Si l’on prend par exemple un portefeuille équilibré, qui contenait traditionnellement 60% d’actions et 40% d’obligations, le coût de la protection lié aux obligations s’avère aujourd’hui prohibitif. On est donc obligé de s’éloigner de cet équilibre pour se rapprocher d’un style d’investissement qui ressemble à celui des caisses de pension. Il s’agit donc de partager le portefeuille en trois tiers, soit un tiers en actions, un tiers en obligations et le dernier tiers en actifs illiquides ou quasi illiquides. Dans cette catégorie, on met principalement le private equity, et le private equity immobilier, sous forme de fonds de fonds, pour procéder à une diversification à tous les étages.

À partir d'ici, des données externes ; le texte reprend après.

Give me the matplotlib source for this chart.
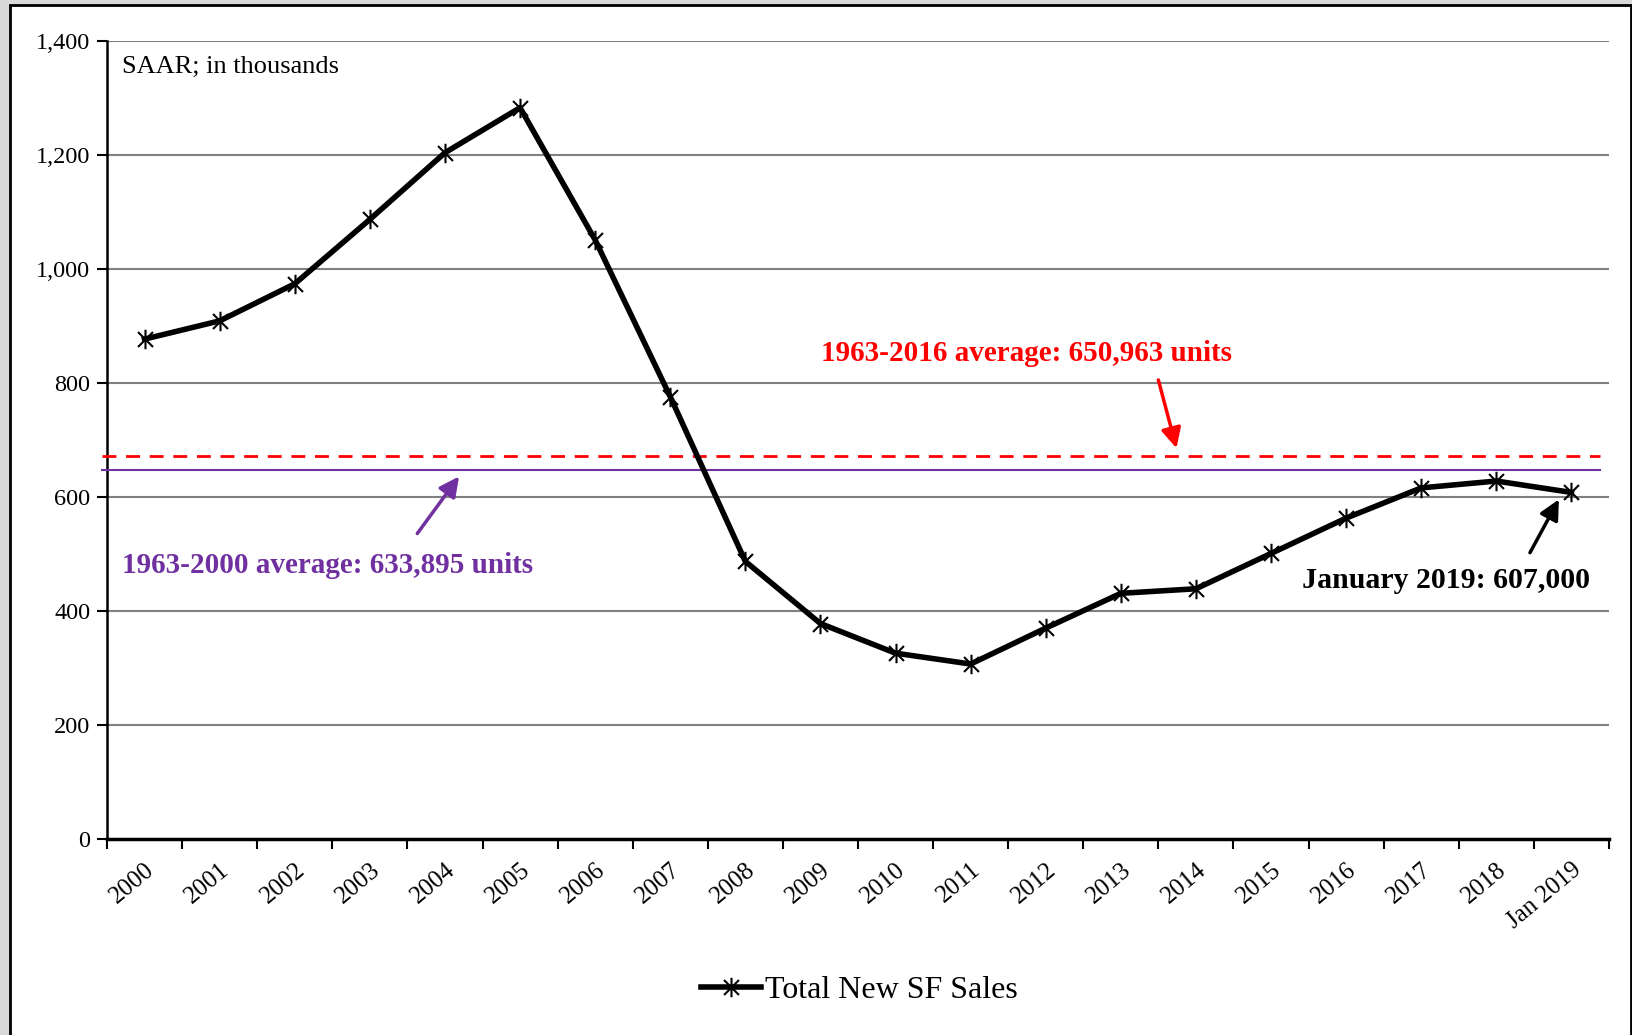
import matplotlib
matplotlib.use("Agg")
import matplotlib.pyplot as plt
from matplotlib.path import Path
from matplotlib.patches import Rectangle
import numpy as np

# ---- data ----
categories = ["2000", "2001", "2002", "2003", "2004", "2005", "2006", "2007", "2008",
              "2009", "2010", "2011", "2012", "2013", "2014", "2015", "2016", "2017",
              "2018", "Jan 2019"]
sales = [877, 909, 974, 1087, 1204, 1283, 1051, 776, 487, 378, 326, 307, 370, 431,
         439, 501, 563, 616, 628, 608]
avg_1963_2016 = 672   # drawn position of red dashed line
avg_1963_2000 = 648   # drawn position of purple line
yticks = [0, 200, 400, 600, 800, 1000, 1200, 1400]
ytick_labels = ["0", "200", "400", "600", "800", "1,000", "1,200", "1,400"]

plt.rcParams['font.family'] = ['Liberation Serif', 'DejaVu Serif']

W, H = 1633, 1035
fig = plt.figure(figsize=(W / 100, H / 100), dpi=100, facecolor='#d9d9d9')
# white framed panel
fig.patches.append(Rectangle((10 / W, -0.01), (1631 - 10) / W, 1 - 5 / H + 0.01,
                             transform=fig.transFigure, facecolor='white',
                             edgecolor='black', linewidth=2, zorder=-10))

left, right = 107 / W, 1609 / W
bottom, top = 1 - 839 / H, 1 - 41 / H
ax = fig.add_axes([left, bottom, right - left, top - bottom])
ax.set_facecolor('none')

n = len(categories)
x = np.arange(n)
ax.set_xlim(-0.5, n - 0.5)
ax.set_ylim(0, 1400)

# gridlines
ax.set_yticks(yticks)
ax.set_yticklabels(ytick_labels, fontsize=17.5)
ax.yaxis.grid(True, color='#808080', linewidth=1.5)
ax.set_axisbelow(True)

# x ticks: boundaries as major ticks, labels at centers via minor ticks
ax.set_xticks(np.arange(-0.5, n, 1.0))
ax.set_xticklabels([])
ax.set_xticks(x, minor=True)
ax.set_xticklabels(categories, minor=True, fontsize=18)
ax.tick_params(axis='x', which='major', direction='out', length=7, width=1.5, color='black')
ax.tick_params(axis='x', which='minor', length=0, pad=14)
for lab in ax.get_xticklabels(minor=True):
    lab.set_rotation(40)
    lab.set_ha('right')
    lab.set_va('top')
    lab.set_rotation_mode('anchor')
ax.tick_params(axis='y', direction='out', length=7, width=1.5, pad=5)

for s in ['top', 'right']:
    ax.spines[s].set_visible(False)
ax.spines['left'].set_linewidth(1.8)
ax.spines['bottom'].set_linewidth(2.5)

# average lines
ax.plot([-0.57, n - 0.62], [avg_1963_2016, avg_1963_2016], color='red', lw=2.0,
        dashes=(5, 3.5), clip_on=False, zorder=3)
ax.plot([-0.57, n - 0.62], [avg_1963_2000, avg_1963_2000], color='#7030A0', lw=1.5,
        clip_on=False, zorder=3)

# star marker (x plus vertical bar)
star = Path([(-1, -1), (1, 1), (-1, 1), (1, -1), (0, -1.3), (0, 1.3)],
            [Path.MOVETO, Path.LINETO, Path.MOVETO, Path.LINETO, Path.MOVETO, Path.LINETO])
ax.plot(x, sales, color='black', lw=4, marker=star, markersize=14,
        markeredgewidth=1.5, markeredgecolor='black', label='Total New SF Sales',
        zorder=5, clip_on=False)

# annotation texts
ax.text(0.01, 0.967, "SAAR; in thousands", transform=ax.transAxes, fontsize=19,
        ha='left', va='center')

ax.text(11.75, 851, "1963-2016 average: 650,963 units", color='red', fontsize=21,
        fontweight='bold', ha='center', va='center')
ax.annotate("", xy=(13.75, 681), xytext=(13.49, 810),
            arrowprops=dict(arrowstyle='-|>', color='red', lw=2.5, mutation_scale=30))

ax.text(-0.3, 479, "1963-2000 average: 633,895 units", color='#7030A0', fontsize=21,
        fontweight='bold', ha='left', va='center')
ax.annotate("", xy=(4.21, 640), xytext=(3.61, 532),
            arrowprops=dict(arrowstyle='-|>', color='#7030A0', lw=2.5, mutation_scale=30))

ax.text(17.33, 454, "January 2019: 607,000", color='black', fontsize=21.5,
        fontweight='bold', ha='center', va='center')
ax.annotate("", xy=(18.85, 600), xytext=(18.43, 498),
            arrowprops=dict(arrowstyle='-|>', color='black', lw=2.5, mutation_scale=30))

fig.legend(loc='center', bbox_to_anchor=(0.526, 1 - 990 / H), frameon=False,
           fontsize=23, handlelength=1.9, handletextpad=0.1)

fig.savefig("out.png", dpi=100, facecolor=fig.get_facecolor())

Mais si l’on s’attend à une hausse des taux d’intérêt et donc à une baisse des obligations, est-ce vraiment une bonne idée d’investir jusqu’à un tiers du portefeuille dans cette catégorie de titres?

Dans ce tiers de portefeuille, il n’y a pas que des obligations d’Etat, et leur part est nettement moindre qu’auparavant, pour garder un minimum de protection. Pour les autres composantes obligataires, il faut aller chercher du rendement sur des titres plus risqués, dans la catégorie «investment grade», dans les obligations à haut rendement, ou encore sur les marchés émergents.

Pour le choix des devises, outre le dollar sur lequel vous êtes très optimistes, quels seraient les candidats les plus intéressants à faire entrer dans un portefeuille?

Les autres devises qui peuvent s’avérer intéressantes sont celles qui bénéficient de fondamentaux solides, avec des comptes courants excédentaires. Mais cela ne suffit pas. Car si vous achetez par exemple du franc suisse, vous allez être pénalisé par le taux d’intérêt négatif qui s’établit actuellement à hauteur de 0,75% par an. C’est pourquoi il faut que la devise présente un taux de rémunération qui soit attractif, comme c’est le cas par exemple de la couronne norvégienne. Deux autres devises sont attractives par leur rémunération sans pour autant bénéficier de fondamentaux aussi solides: le dollar australien et le dollar néo-zélandais.